Django Reinhardt was one of the most original and influential guitarists in the history of jazz, whose work in the 1930s and 1940s helped define a distinctly European voice within a music form largely shaped in the United States.

Born Jean “Django” Reinhardt in 1910 in Liberchies, Belgium, to a Manouche Romani family, he grew up in travelling communities on the outskirts of Paris. Music was central to Romani life, and Reinhardt learned the banjo-guitar and violin informally, absorbing traditional melodies, dance rhythms, and an improvisational approach that would later underpin his jazz innovations.



Out of the ashes
A pivotal event in Reinhardt’s life occurred in 1928, when a fire in his caravan caused severe burns to his left hand, leaving two fingers permanently damaged. Although this injury might have ended a conventional musician’s career, Reinhardt rebuilt his technique around his remaining functional fingers, developing a highly individual style characterised by rapid arpeggios, dramatic runs, and an unusually fluid sense of harmony.
This physical limitation ultimately became a defining feature of his musical voice, shaping a sound that was both virtuosic and unmistakably his own.

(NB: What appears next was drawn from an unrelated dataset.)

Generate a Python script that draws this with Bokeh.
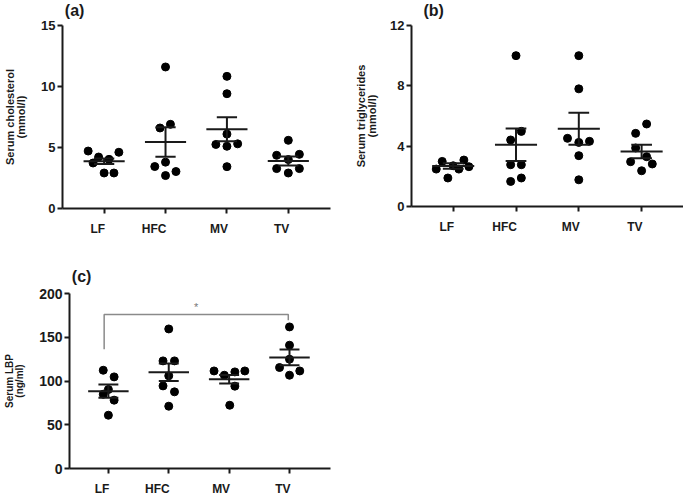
import numpy as np
from bokeh.plotting import figure
from bokeh.layouts import row, column
from bokeh.models import Range1d, FixedTicker, Label
from bokeh.core.properties import value
from bokeh.embed import file_html
from bokeh.resources import INLINE

# ---------------- data ----------------
groups = ["LF", "HFC", "MV", "TV"]

# (a) serum cholesterol (mmol/l)
chol_LF = [4.71, 3.73, 4.22, 4.03, 4.61, 2.91, 2.91]
chol_HFC = [11.6, 6.6, 6.9, 3.44, 3.8, 2.7, 3.03]
chol_MV = [10.83, 9.41, 6.1, 5.25, 5.1, 5.3, 3.43]
chol_TV = [5.59, 4.36, 4.44, 4.01, 3.27, 3.27, 2.91]
chol_mean = [3.87, 5.45, 6.49, 3.90]
chol_sem = [0.22, 1.2, 0.98, 0.37]
chol_ticks = [0, 5, 10, 15]

# (b) serum triglycerides (mmol/l)
tg_LF = [2.48, 2.99, 1.89, 2.70, 2.48, 3.08, 2.64]
tg_HFC = [10.0, 4.98, 4.41, 2.77, 2.77, 1.66, 1.89]
tg_MV = [10.0, 7.8, 4.52, 4.25, 4.32, 3.37, 1.77]
tg_TV = [5.47, 4.85, 3.88, 3.30, 2.97, 2.82, 2.37]
tg_mean = [2.68, 4.09, 5.15, 3.65]
tg_sem = [0.18, 1.08, 1.06, 0.45]
tg_ticks = [0, 4, 8, 12]

# (c) serum LBP (ng/ml)
lbp_LF = [112.3, 104.7, 90.3, 84.9, 78.1, 60.9]
lbp_HFC = [159.5, 123.0, 123.0, 105.9, 94.4, 87.6, 71.2]
lbp_MV = [111.5, 106.6, 110.4, 111.5, 94.1, 72.3]
lbp_TV = [161.8, 140.9, 124.9, 115.4, 111.5, 106.6]
lbp_mean = [88.4, 110.0, 102.0, 126.9]
lbp_sem = [7.6, 10.0, 4.8, 9.0]
lbp_ticks = [0, 50, 100, 150, 200]

# significance bracket LF vs TV (y levels in ng/ml)
sig_top = 176.0
sig_left_end = 136.4
sig_right_end = 169.5
sig_text = "*"

# horizontal scatter spread of the points (category units)
jit_a = [[-0.26, -0.18, -0.09, 0.08, 0.24, 0.0, 0.16],
         [0.0, -0.09, 0.08, -0.175, 0.0, 0.0, 0.17],
         [0.0, 0.0, 0.0, -0.18, 0.0, 0.175, 0.0],
         [0.0, -0.19, 0.18, 0.0, -0.19, 0.18, 0.0]]
jit_b = [[-0.27, -0.175, -0.085, 0.0, 0.09, 0.17, 0.25],
         [0.0, 0.085, -0.085, -0.085, 0.085, -0.085, 0.085],
         [0.0, 0.0, -0.18, 0.0, 0.17, 0.0, 0.0],
         [0.08, -0.095, -0.095, 0.08, -0.175, 0.17, 0.0]]
jit_c = [[-0.085, 0.095, 0.0, -0.085, 0.095, 0.0],
         [0.0, -0.095, 0.095, 0.0, -0.095, 0.095, 0.0],
         [-0.25, -0.08, 0.095, 0.26, 0.095, 0.01],
         [0.0, 0.0, 0.0, -0.165, 0.17, 0.0]]

FONT = "Liberation Sans"
INK = "#1a1a1a"


def blank(width, height, xr, yr, bl=0, br=0):
    f = figure(width=width, height=height, output_backend="svg",
               toolbar_location=None, x_range=xr, y_range=yr,
               min_border_left=bl, min_border_right=br, min_border_top=0,
               min_border_bottom=0, x_axis_location=None, y_axis_location=None)
    f.outline_line_color = None
    f.grid.visible = False
    f.background_fill_color = None
    f.border_fill_color = None
    return f


def make_panel(width, top_h, main_bt, frame_h, strip_h, bl, br, xr, yr, yticks,
               ytick_size, series, jit, means, sems, ytitle, ytitle_size,
               title_standoff, letter, letter_x, letter_y):
    xrange = Range1d(*xr)
    # strip above: panel letter
    top = blank(width, top_h, Range1d(0, width), Range1d(-top_h, 0))
    top.text([letter_x], [-letter_y], text=[letter], text_font=value(FONT),
             text_font_style="bold", text_font_size="16px", text_color=INK,
             text_align="left", text_baseline="top")

    main_bb = 8
    p = figure(width=width, height=main_bt + frame_h + main_bb,
               output_backend="svg", toolbar_location=None, x_range=xrange,
               y_range=Range1d(*yr), min_border_left=bl, min_border_right=br,
               min_border_top=main_bt, min_border_bottom=main_bb)
    p.outline_line_color = None
    p.xgrid.visible = False
    p.ygrid.visible = False
    p.background_fill_color = None
    p.border_fill_color = None

    for ax in (p.xaxis, p.yaxis):
        ax.axis_line_width = 2
        ax.axis_line_color = INK
        ax.major_tick_line_width = 2
        ax.major_tick_line_color = INK
        ax.major_tick_in = 0
        ax.major_tick_out = 5
        ax.minor_tick_line_color = None
        ax.major_label_text_font = FONT
        ax.major_label_text_font_style = "bold"
        ax.major_label_text_color = INK
        ax.major_label_standoff = 2
    p.yaxis.major_label_text_font_size = ytick_size
    p.xaxis.ticker = FixedTicker(ticks=[1, 2, 3, 4])
    p.xaxis.major_label_text_color = None
    p.xaxis.major_label_standoff = 0
    p.yaxis.ticker = FixedTicker(ticks=yticks)
    p.yaxis.axis_label = ytitle
    p.yaxis.axis_label_text_font = FONT
    p.yaxis.axis_label_text_font_style = "bold"
    p.yaxis.axis_label_text_font_size = ytitle_size
    p.yaxis.axis_label_text_line_height = 0.95
    p.yaxis.axis_label_text_color = INK
    p.yaxis.axis_label_standoff = title_standoff

    for i, (vals, dx) in enumerate(zip(series, jit)):
        xs = [i + 1 + d for d in dx]
        p.scatter(xs, vals, size=8, color="black", line_color="black")

    cx = np.arange(1, 5)
    m = np.array(means)
    s = np.array(sems)
    p.segment(cx - 0.335, m, cx + 0.335, m, line_width=2, line_color=INK)
    p.segment(cx, m - s, cx, m + s, line_width=2, line_color=INK)
    p.segment(cx - 0.165, m + s, cx + 0.165, m + s, line_width=2, line_color=INK)
    p.segment(cx - 0.165, m - s, cx + 0.165, m - s, line_width=2, line_color=INK)

    # strip below: category names under the ticks (angled in the original)
    frame_w = width - bl - br
    px_per_unit = frame_w / (xr[1] - xr[0])
    bot = blank(width, strip_h, xrange, Range1d(-strip_h, 0), bl, br)
    cat_x = [i + 1 + 1.0 / px_per_unit for i in range(len(groups))]
    bot.text(cat_x, [-(20.5 - main_bb)] * len(groups), text=groups,
             text_font=value(FONT), text_font_style="bold",
             text_font_size="12px", text_color=INK, text_align="right",
             text_baseline="middle")
    return p, column(top, p, bot)


pa, col_a = make_panel(340, 19, 6, 183, 30, 55, 10, (0.322, 4.687), (0, 15),
                       chol_ticks, "13px",
                       [chol_LF, chol_HFC, chol_MV, chol_TV], jit_a, chol_mean,
                       chol_sem, "Serum cholesterol\n(mmol/l)", "11px", 11,
                       "(a)", 3, 1)

pb, col_b = make_panel(343, 19, 6, 181, 32, 71, 0, (0.336, 4.667), (0, 12),
                       tg_ticks, "13px",
                       [tg_LF, tg_HFC, tg_MV, tg_TV], jit_b, tg_mean, tg_sem,
                       "Serum triglycerides\n(mmol/l)", "11px", 9,
                       "(b)", 15, 1)

pc, col_c = make_panel(340, 41, 6, 175, 28, 68, 10, (0.356, 4.679), (0, 200),
                       lbp_ticks, "14px",
                       [lbp_LF, lbp_HFC, lbp_MV, lbp_TV], jit_c, lbp_mean,
                       lbp_sem, "Serum LBP\n(ng/ml)", "10px", 11,
                       "(c)", 3, 21)

# significance bracket between LF (1) and TV (4)
i_l = groups.index("LF") + 1 - 0.07
i_r = groups.index("TV") + 1 - 0.02
pc.line([i_l, i_l, i_r, i_r], [sig_left_end, sig_top, sig_top, sig_right_end],
        line_width=1.5, line_color="#8a8a8a")
pc.add_layout(Label(x=(i_l + i_r) / 2, y=sig_top + 2, text=sig_text,
                    text_font=FONT, text_font_size="11px", text_color="#777777",
                    text_align="center", text_baseline="bottom"))

layout = column(row(col_a, col_b), col_c)
open("out.html", "w").write(file_html(layout, INLINE))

Reinhardt’s significance in the creation of the Hot Club style of jazz is inseparable from his partnership with violinist Stéphane Grappelli and the formation of the Quintette du Hot Club de France in 1934. At a time when jazz ensembles were typically driven by brass and percussion, the Hot Club quintet was radical in its all-string instrumentation: lead guitar, violin, rhythm guitars, and double bass. This configuration placed Reinhardt’s guitar at the centre of the ensemble, not merely as a rhythm instrument but as a primary melodic and improvisational voice.

The Hot Club style fused American swing jazz with Romani musical traditions and Parisian café culture. Reinhardt’s rhythm playing, known as la pompe, provided a driving, percussive pulse that replaced the role of drums, while his solos combined the harmonic language of swing with modal inflections and phrasing drawn from Romani music. This synthesis produced a sound that was simultaneously elegant, fiery, and highly danceable, establishing a new jazz idiom rooted in Europe rather than imported wholesale from across the Atlantic.
Through recordings such as Minor Swing, Nuages, and Djangology, Reinhardt demonstrated that jazz could evolve beyond its American origins while remaining faithful to its improvisational spirit. His influence extended far beyond the Hot Club era, shaping the development of jazz guitar and inspiring generations of musicians across genres. Django Reinhardt died in 1953 at the age of 43, but his legacy endures in the continued vitality of Gypsy jazz, a style that remains a living testament to his creativity, resilience, and transformative role in the history of jazz.